Will sequencing costs ever crash low enough that someone will sequence a genome for an grade school science fair project? I'm not holding my breath, but I certainly wouldn't rule it out.


dd said...

Sally Elgin and Elaine Mardis have been teaching a Research Explorations in Genomics course here at Washington University in St. Louis for several years. There are also sequencing courses offered at Cold Spring Harbor Laboratory.

Anonymous said...

A recent paper in PLOS discusses something similar. The project didn't sequence a genome, but it did use undergraduates to annotate previously sequenced metagenomes. It was titled "Metagenome Annotation Using a Distributed Grid of Undergraduate Students." You can read it here at PLoS, and I discuss their software on our blog.

So, my take is that yeah, this sounds like a definite future possibility.

Anonymous said...

We offer a genome sequencing course exactly as you describe at the University of Florida, Dept of Microbiology. The ugrads sequence a bacterial genome with 454 pyrosequencing. We are working on writing up the manuscript, and yes, it will list all of the students as authors. The paper that describes the pilot effort is in the J. of Microbiology and Biology Education (

Unknown said...

We don't do bugs, but our life science undergrads do regularly get put on human gene sequencing projects, and have been involved in the publications that arise.

Cofactor said...

Hey Keith,

Sounds like a great idea. Lets do it!

Cofactor will ask course organizers for a 1 page description of how their ~700Mb sequencing project will be used as an effective teaching aid in their class. We will review and choose the best entries the first week of May. Those entries will be awarded a free sequencing project including project consultation, sample QC, library construction, sequencing, and computational analysis.

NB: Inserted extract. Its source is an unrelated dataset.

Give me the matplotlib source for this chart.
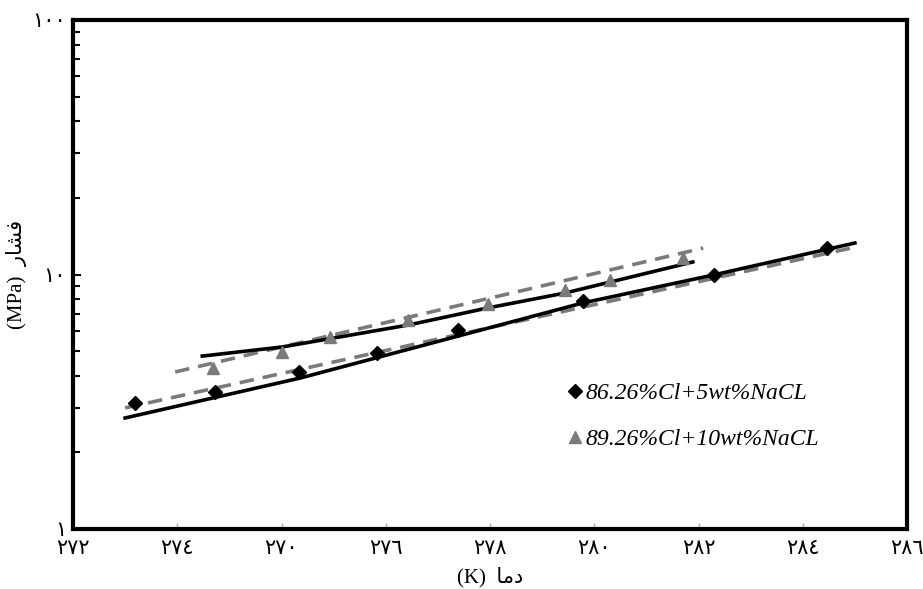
import matplotlib
matplotlib.use("Agg")
import matplotlib.pyplot as plt
from matplotlib.ticker import FixedLocator, LogLocator, NullFormatter

# Hydrate equilibrium data
t_diamond = [273.19, 274.72, 276.34, 277.83, 279.39, 281.79, 284.29, 286.47]
p_diamond = [3.13, 3.45, 4.14, 4.92, 6.05, 7.87, 9.95, 12.7]

t_triangle = [274.69, 276.01, 276.93, 278.43, 279.96, 281.44, 282.30, 283.70]
p_triangle = [4.29, 4.96, 5.68, 6.62, 7.66, 8.69, 9.51, 11.6]

# model curves
t_diamond_solid = [273.0, 276.36, 279.39, 281.78, 284.28, 287.0]
p_diamond_solid = [2.73, 3.92, 5.73, 7.73, 9.95, 13.3]
t_diamond_dash = [273.0, 287.0]
p_diamond_dash = [2.99, 12.8]

t_triangle_solid = [274.48, 276.01, 278.43, 279.96, 281.44, 283.89]
p_triangle_solid = [4.78, 5.19, 6.33, 7.39, 8.46, 11.2]
t_triangle_dash = [273.96, 284.09]
p_triangle_dash = [4.14, 12.7]

x_ticks = [272, 274, 276, 278, 280, 282, 284, 286, 288]
x_tick_labels = ["\u0662\u0667\u0662", "\u0662\u0667\u0664", "\u0662\u0667\u0660",
                 "\u0662\u0667\u0666", "\u0662\u0667\u0668", "\u0662\u0668\u0660",
                 "\u0662\u0668\u0662", "\u0662\u0668\u0664", "\u0662\u0668\u0666"]
y_ticks = [1, 10, 100]
y_tick_labels = ["\u0661", "\u0661\u0660", "\u0661\u0660\u0660"]

label_1 = "86.26%Cl+5wt%NaCL"
label_2 = "89.26%Cl+10wt%NaCL"
# Persian labels, shaped glyphs in visual order
x_label = "(K)  \ufe8e\ufee3\u062f"
y_label = "(MPa)  \u0631\ufe8e\ufeb8\ufed3"

fonts = ["Liberation Serif", "DejaVu Sans"]
plt.rcParams["font.family"] = fonts

fig = plt.figure(figsize=(9.23, 5.89), dpi=100)
ax = fig.add_axes([0.0791, 0.1019, 0.9036, 0.8641])

gray = "#7a7a7a"
ax.plot(t_diamond_dash, p_diamond_dash, color=gray, lw=2.6, ls=(0, (4, 2.5)))
ax.plot(t_diamond_solid, p_diamond_solid, color="black", lw=2.6)
ax.plot(t_triangle_dash, p_triangle_dash, color=gray, lw=2.6, ls=(0, (4, 2.5)))
ax.plot(t_triangle_solid, p_triangle_solid, color="black", lw=2.6)

h1, = ax.plot(t_diamond, p_diamond, ls="none", marker="D", ms=7,
              color="black", label=label_1)
h2, = ax.plot(t_triangle, p_triangle, ls="none", marker="^", ms=9,
              color=gray, label=label_2)

ax.set_yscale("log")
ax.set_xlim(272, 288)
ax.set_ylim(1, 100)

ax.xaxis.set_major_locator(FixedLocator(x_ticks))
ax.set_xticklabels(x_tick_labels, fontsize=15)
ax.yaxis.set_major_locator(FixedLocator(y_ticks))
ax.yaxis.set_minor_locator(LogLocator(base=10, subs=range(2, 10)))
ax.yaxis.set_minor_formatter(NullFormatter())
ax.set_yticklabels(y_tick_labels, fontsize=15)

ax.tick_params(axis="x", direction="in", length=4, width=1, color="#aaaaaa", pad=8)
ax.tick_params(axis="y", which="major", direction="in", length=6, width=1.5, pad=5)
ax.tick_params(axis="y", which="minor", direction="in", length=5, width=1.5)

for s in ax.spines.values():
    s.set_linewidth(3)

ax.set_xlabel(x_label, fontsize=15, labelpad=6)
ax.set_ylabel(y_label, fontsize=15, labelpad=4)

leg = ax.legend(handles=[h1, h2], loc="upper left", bbox_to_anchor=(0.568, 0.33),
                frameon=False, handlelength=0.6, handletextpad=0.15,
                labelspacing=1.05, prop={"family": fonts, "style": "italic", "size": 17})

fig.savefig("out.png", dpi=100)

More details can be found at:

Thanks for your thoughts on this Keith. I was a big fan.

Jarret Glasscock, CTO
Cofactor Genomics

Anonymous said...

Cofactor Genomics is not only a technologically capable group, but it is refreshing to see their vibrant scientific curiosity, educational responsiveness, and community involvement.

Exciting times, indeed!

Anonymous said...

The HHMI Science Education Alliance has a national experiment that introduces college freshmen to genomics via an authentic research experience that is implemented in their introductory science laboratory course. They have almost 300 students engaged in the genomics project and will double that number next Fall.